North Carolina Great Smoky Mountains National Park map and highlights
Map of National Park Great Smoky Mountains in North Carolina and Tennessee
Great Smoky Mountains, North Carolina and Tennessee. National Park Great Smoky Mountains, North Carolina and Tennessee on the map of USA.
Below: Great Smoky Mountains National Park has more than its share of black bear. Though they may look harmless, they are wild animals and can be dangerous.
Great Smoky Mountains, North Carolina and Tennessee
Established: 1934 Acreage: 520,269
The Great Smoky Mountains, the majestic apex of the Appalachian Highlands, are a wildlands sanctuary preserving the world's finest examples of temperate deciduous forest. Over 100 species of trees—more than in all of Northern Europe—grow in the Great Smoky Mountains National Park. The name Smoky comes from the smoke-like haze enveloping the mountains, which stretch in sweeping troughs and mighty billows to the horizon.
The Smokies have a rich cultural history. For hundreds of years the Smokies were a part of the huge mountain empire of the Cherokee Indians under their great chief, Sequoyah. In the 1770s they sided with the British against the colonists. When white settlers came in from the north and from Virginia and South Carolina, the Indians began to be crowded out. During the winter of 1838, the government marched most of them to a new home in Oklahoma. In the years that followed, the land was worked by hardy and determined Scotch-Irish settlers who developed a unique way of life in their isolated surroundings.
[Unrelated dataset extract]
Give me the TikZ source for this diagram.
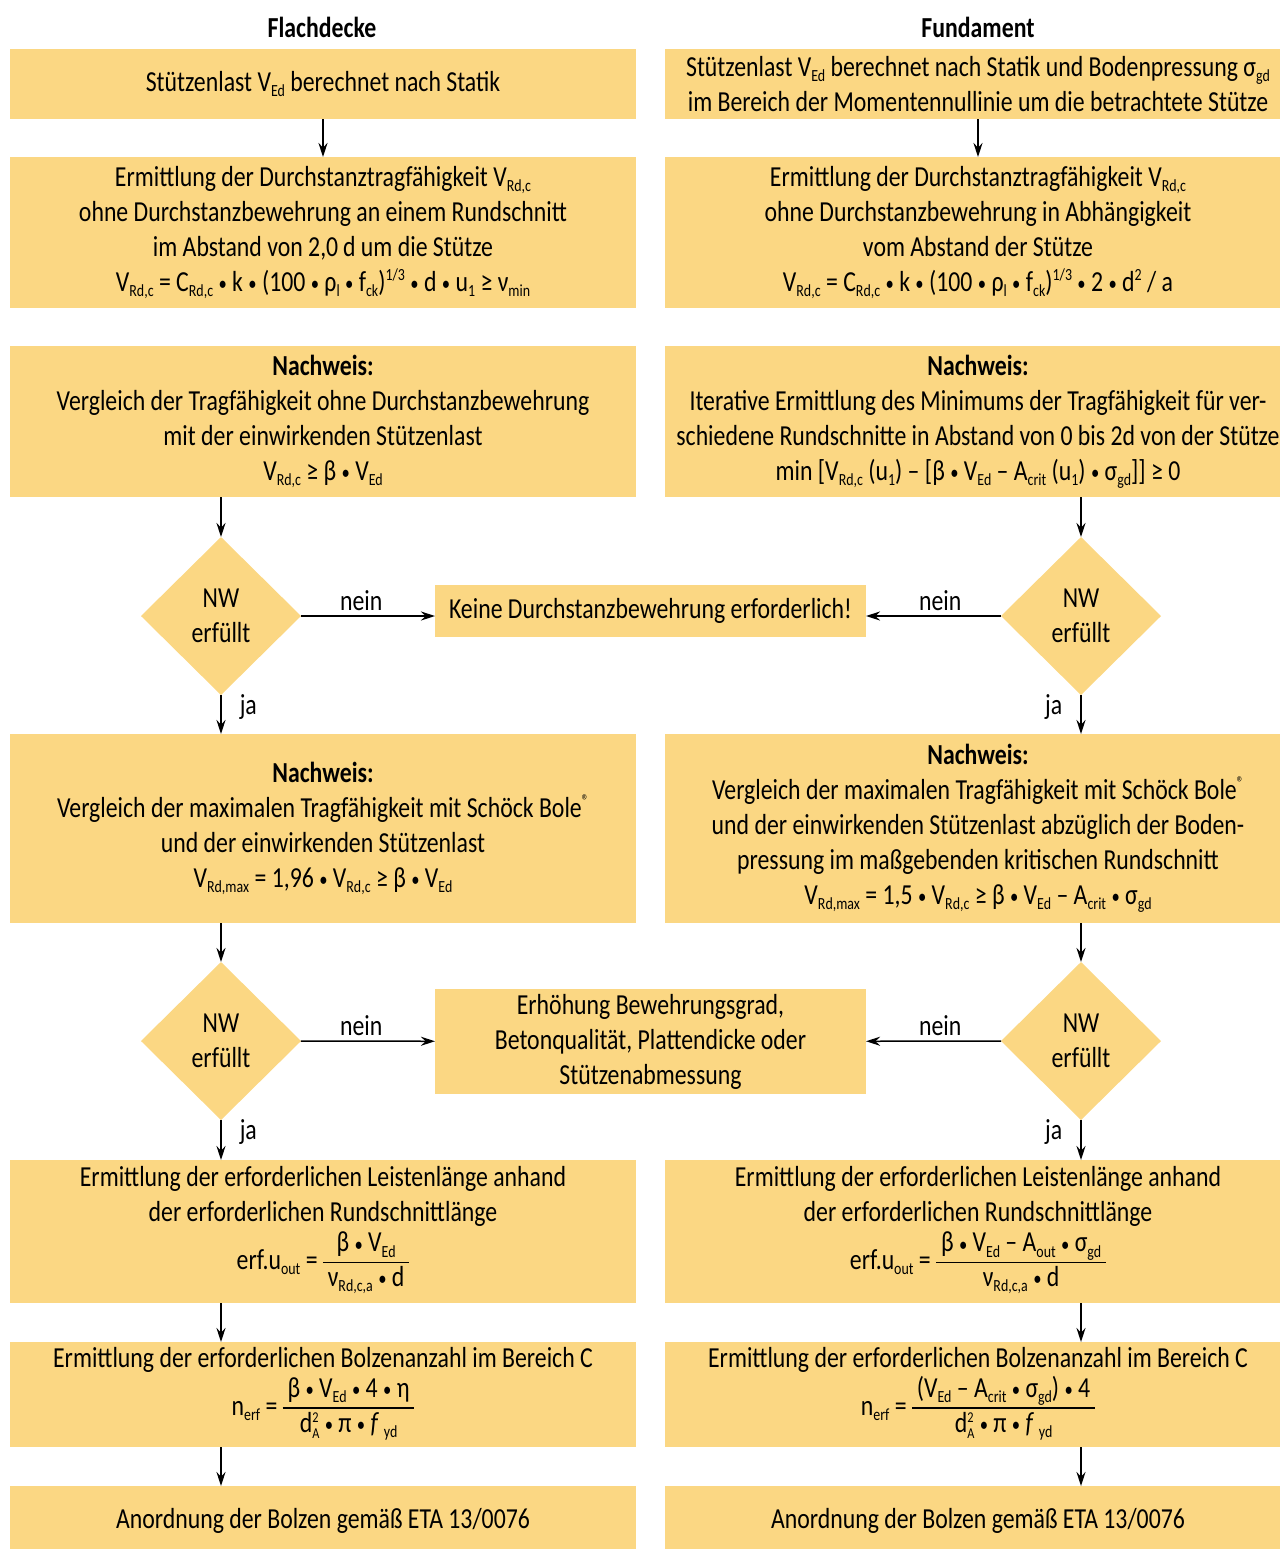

When the park was established over 1200 tracts of the land purchased were farms owned by these people. As a result of this purchase, the park has an unequalled collection of log buildings, including large, two-story dwellings and grist mills, totalling over 77 historic structures in all. Restored log cabins and barns punctuate the park's wild qualities, making for a delightful mix of forest wildlands and an outdoor museum of pioneer life.
From the Tennessee side, at Cades Cove, there is an 11-mile loop drive through a pastoral Smokies scene with restored buildings and an old mill. The Oconaluftee Visitor Center is the first stop on the North Carolina side. The nearby Pioneer Farmstead lets visitors see how the early mountain people lived. Just up the road into the park is Mingus Mill, a large water-powered mill for grinding corn. Sugarlands and Oconaluftee are connected by the Newfound Gap Road, which the Appalachian Trail crosses. The roads are only an introduction to the Smokies, however. Some 900 miles of trails thread the whole of the Smokies' natural fabric —its waterfalls, coves and rushing streams.